Russian Oil Sanctions Disrupt Global Market: Middle East Crude Demand Surges

21

The imposition of new US and UK sanctions on Russian crude oil led to a significant increase in Asian crude oil prices and spreads. Chinese and Indian refiners are expected to temporarily avoid Russian crude, leading to a surge in demand for Middle East crud, reports S&P Global. 

New Sanctions 

The US and UK recently announced a new package of sanctions targeting Russia’s energy sector, including restrictions on two major oil producers. These measures aim to further reduce Russia’s oil revenues, which are being sustained through a “shadow tanker fleet” and “opaque” trading practices.

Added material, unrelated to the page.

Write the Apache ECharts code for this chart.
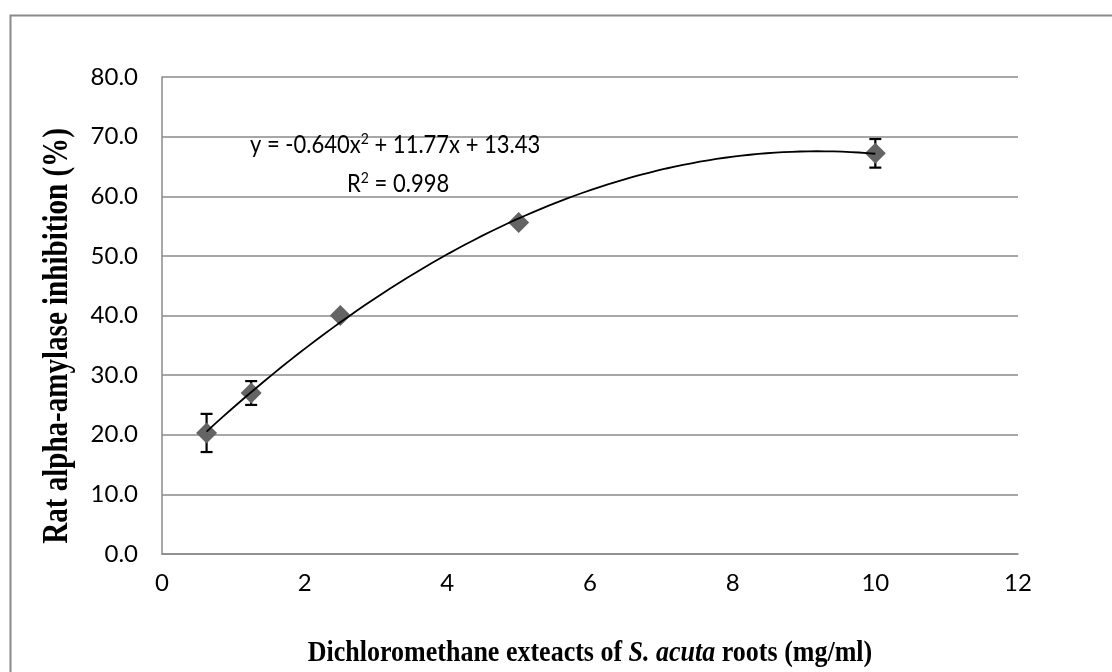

A source from a Shandong-based independent refinery indicated that the recent sanctions may initially deter shipowners from transporting Russian oil. However, they anticipate that Russian oil prices will gradually adjust to comply with the $60 per barrel price cap. This adjustment, coupled with potential disruptions to the regular shipping market due to the sanctions, could lead to market tightening. A senior trading source with Sinopec estimated that approximately one-third of Iranian crudes and one-fifth of Russian crudes would be impacted by the recent sanctions. This disruption is expected to lead to an increase in demand for crudes from the Middle East and West Africa.

While some refineries, like those within Sinopec, are still able to load Russian cargoes, they have reported an increase in freight rates since the sanctions were announced. An Indian refinery source indicated a potential halt in Russian crude purchases pending further guidance from management.

The sanctions, which came into effect on January 10th, are expected to significantly impact the market for Far East Russian crude grades like ESPO blend, Sokol, and Sakhalin crude. Buyers of these grades are likely to seek cancellations for cargo loading after this date.

The sanctions have created uncertainty in the market, prompting a cautious approach by many oil buyers. The impact of these sanctions on global oil markets and the overall energy landscape remains to be seen.

Impact On Oil Market 

The recent sanctions on Russian oil have significantly impacted the global crude oil market.

  • Murban Crude Premiums Surge: The IFAD Murban futures contract experienced a sharp increase, trading at a significant premium over Dubai futures, indicating a strong demand for alternative crude oil supplies.
  • Increased Demand for Non-Russian Crudes: The sanctions have led to increased demand for crudes from regions like the Middle East and West Africa.
  • Market Volatility: The sanctions have introduced volatility into the market, with thin liquidity and short covering contributing to price fluctuations.
  • Impact on Chinese Refineries: Chinese independent refiners have increased their offers for Angolan crudes, reflecting a shift in sourcing strategies.

These developments highlight the significant impact of the sanctions on global oil trade flows and price dynamics. While the full impact of these sanctions is yet to be fully realized, it is clear that they are causing significant disruptions in the global oil market.